In the records below, find the line with "Clone this chart in Plotly.js." and the line with "const yTicks = [-20, 0, 20, 40, 60, 80, 100];"; return exactly those lines and every line between them.

::: Available records :::

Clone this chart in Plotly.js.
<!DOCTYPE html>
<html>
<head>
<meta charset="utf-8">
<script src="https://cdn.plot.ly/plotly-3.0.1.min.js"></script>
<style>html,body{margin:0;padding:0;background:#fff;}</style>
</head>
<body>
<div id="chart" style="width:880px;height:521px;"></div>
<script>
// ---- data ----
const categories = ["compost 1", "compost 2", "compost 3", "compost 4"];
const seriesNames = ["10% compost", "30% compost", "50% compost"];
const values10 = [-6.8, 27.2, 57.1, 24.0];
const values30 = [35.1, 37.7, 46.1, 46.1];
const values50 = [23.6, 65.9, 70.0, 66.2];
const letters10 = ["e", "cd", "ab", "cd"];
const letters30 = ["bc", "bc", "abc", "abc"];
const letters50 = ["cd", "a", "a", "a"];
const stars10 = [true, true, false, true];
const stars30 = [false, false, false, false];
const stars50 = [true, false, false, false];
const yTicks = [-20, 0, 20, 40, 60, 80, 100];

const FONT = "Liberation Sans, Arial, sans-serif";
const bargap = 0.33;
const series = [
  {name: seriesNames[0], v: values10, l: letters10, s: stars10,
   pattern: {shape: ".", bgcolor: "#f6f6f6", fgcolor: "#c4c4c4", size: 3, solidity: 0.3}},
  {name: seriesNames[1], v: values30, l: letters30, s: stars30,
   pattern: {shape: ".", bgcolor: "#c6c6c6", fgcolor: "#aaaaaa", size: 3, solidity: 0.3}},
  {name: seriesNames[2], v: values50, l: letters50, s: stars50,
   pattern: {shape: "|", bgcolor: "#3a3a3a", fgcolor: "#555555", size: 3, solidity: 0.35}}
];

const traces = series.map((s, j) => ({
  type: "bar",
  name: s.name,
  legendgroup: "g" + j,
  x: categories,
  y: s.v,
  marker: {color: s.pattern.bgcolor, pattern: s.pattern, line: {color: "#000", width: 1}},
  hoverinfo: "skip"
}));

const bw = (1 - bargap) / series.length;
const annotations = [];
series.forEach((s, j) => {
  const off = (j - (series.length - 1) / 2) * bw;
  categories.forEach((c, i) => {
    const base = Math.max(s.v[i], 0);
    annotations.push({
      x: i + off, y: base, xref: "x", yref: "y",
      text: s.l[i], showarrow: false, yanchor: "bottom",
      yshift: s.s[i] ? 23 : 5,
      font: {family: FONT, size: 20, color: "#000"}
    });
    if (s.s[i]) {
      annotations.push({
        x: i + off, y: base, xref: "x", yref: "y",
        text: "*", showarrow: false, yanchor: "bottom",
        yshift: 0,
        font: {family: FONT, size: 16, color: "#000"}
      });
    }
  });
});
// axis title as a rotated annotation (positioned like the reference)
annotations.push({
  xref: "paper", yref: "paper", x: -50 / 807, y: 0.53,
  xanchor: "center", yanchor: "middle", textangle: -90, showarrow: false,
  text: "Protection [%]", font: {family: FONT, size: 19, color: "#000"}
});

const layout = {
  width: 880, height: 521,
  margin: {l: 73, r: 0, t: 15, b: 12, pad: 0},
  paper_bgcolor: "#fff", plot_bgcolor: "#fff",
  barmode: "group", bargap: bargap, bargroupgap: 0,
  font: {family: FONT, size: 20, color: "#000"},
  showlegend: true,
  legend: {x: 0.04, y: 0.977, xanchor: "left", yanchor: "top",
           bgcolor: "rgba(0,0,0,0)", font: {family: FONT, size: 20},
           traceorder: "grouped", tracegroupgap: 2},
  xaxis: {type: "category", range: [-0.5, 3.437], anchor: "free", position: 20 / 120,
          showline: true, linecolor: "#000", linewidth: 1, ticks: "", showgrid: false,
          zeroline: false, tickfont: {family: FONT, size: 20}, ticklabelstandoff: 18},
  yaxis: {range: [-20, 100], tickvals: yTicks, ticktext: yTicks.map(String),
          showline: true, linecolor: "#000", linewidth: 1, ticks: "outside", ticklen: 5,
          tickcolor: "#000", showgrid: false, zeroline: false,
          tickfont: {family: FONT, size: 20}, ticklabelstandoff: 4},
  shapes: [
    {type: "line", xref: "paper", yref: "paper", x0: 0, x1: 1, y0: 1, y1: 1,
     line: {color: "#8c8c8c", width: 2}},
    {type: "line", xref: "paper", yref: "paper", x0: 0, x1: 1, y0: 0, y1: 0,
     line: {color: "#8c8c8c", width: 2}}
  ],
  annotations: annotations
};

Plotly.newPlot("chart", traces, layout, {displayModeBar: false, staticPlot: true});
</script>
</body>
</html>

:::
::: Available records :::

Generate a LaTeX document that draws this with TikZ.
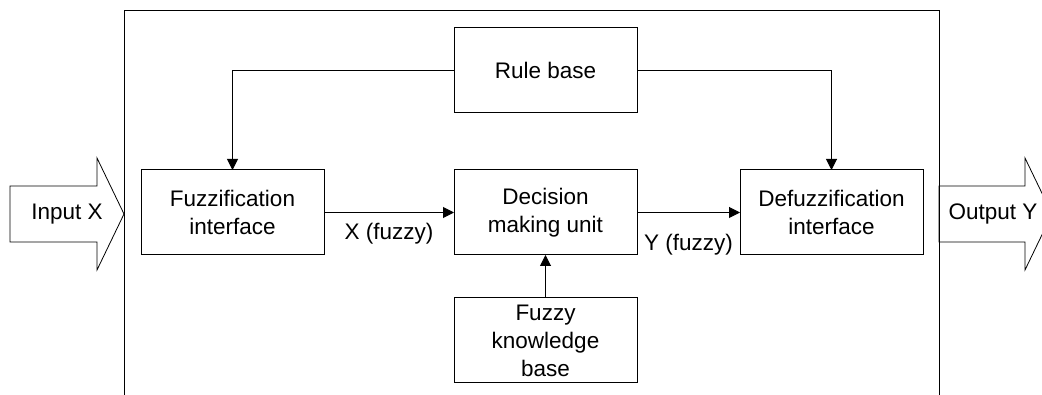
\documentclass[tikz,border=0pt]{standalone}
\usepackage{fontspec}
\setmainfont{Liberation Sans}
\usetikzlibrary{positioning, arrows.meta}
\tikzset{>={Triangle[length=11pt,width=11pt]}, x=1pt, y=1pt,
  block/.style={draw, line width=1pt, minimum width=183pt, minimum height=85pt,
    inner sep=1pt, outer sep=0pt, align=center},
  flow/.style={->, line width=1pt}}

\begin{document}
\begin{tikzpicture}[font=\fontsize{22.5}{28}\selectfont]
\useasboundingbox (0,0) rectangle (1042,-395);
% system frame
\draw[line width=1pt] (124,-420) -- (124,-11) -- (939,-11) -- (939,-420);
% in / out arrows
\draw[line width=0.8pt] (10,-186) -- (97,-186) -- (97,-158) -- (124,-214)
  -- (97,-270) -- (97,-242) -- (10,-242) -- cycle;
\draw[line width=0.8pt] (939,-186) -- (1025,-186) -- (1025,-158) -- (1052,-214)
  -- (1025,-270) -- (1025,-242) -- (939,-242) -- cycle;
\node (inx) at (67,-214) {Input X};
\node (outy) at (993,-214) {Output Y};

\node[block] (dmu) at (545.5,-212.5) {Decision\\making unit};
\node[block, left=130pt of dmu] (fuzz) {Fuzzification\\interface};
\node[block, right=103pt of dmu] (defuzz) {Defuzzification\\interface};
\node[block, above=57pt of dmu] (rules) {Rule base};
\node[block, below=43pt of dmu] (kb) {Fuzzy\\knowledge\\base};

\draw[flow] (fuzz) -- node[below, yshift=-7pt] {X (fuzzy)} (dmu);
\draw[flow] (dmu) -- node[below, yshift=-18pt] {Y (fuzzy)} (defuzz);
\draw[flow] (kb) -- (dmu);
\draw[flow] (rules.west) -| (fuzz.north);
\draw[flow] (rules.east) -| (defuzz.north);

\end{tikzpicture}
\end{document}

:::

■ Result of this exercise ■
Clone this chart in Plotly.js.
<!DOCTYPE html>
<html>
<head>
<meta charset="utf-8">
<script src="https://cdn.plot.ly/plotly-3.0.1.min.js"></script>
<style>html,body{margin:0;padding:0;background:#fff;}</style>
</head>
<body>
<div id="chart" style="width:880px;height:521px;"></div>
<script>
// ---- data ----
const categories = ["compost 1", "compost 2", "compost 3", "compost 4"];
const seriesNames = ["10% compost", "30% compost", "50% compost"];
const values10 = [-6.8, 27.2, 57.1, 24.0];
const values30 = [35.1, 37.7, 46.1, 46.1];
const values50 = [23.6, 65.9, 70.0, 66.2];
const letters10 = ["e", "cd", "ab", "cd"];
const letters30 = ["bc", "bc", "abc", "abc"];
const letters50 = ["cd", "a", "a", "a"];
const stars10 = [true, true, false, true];
const stars30 = [false, false, false, false];
const stars50 = [true, false, false, false];
const yTicks = [-20, 0, 20, 40, 60, 80, 100];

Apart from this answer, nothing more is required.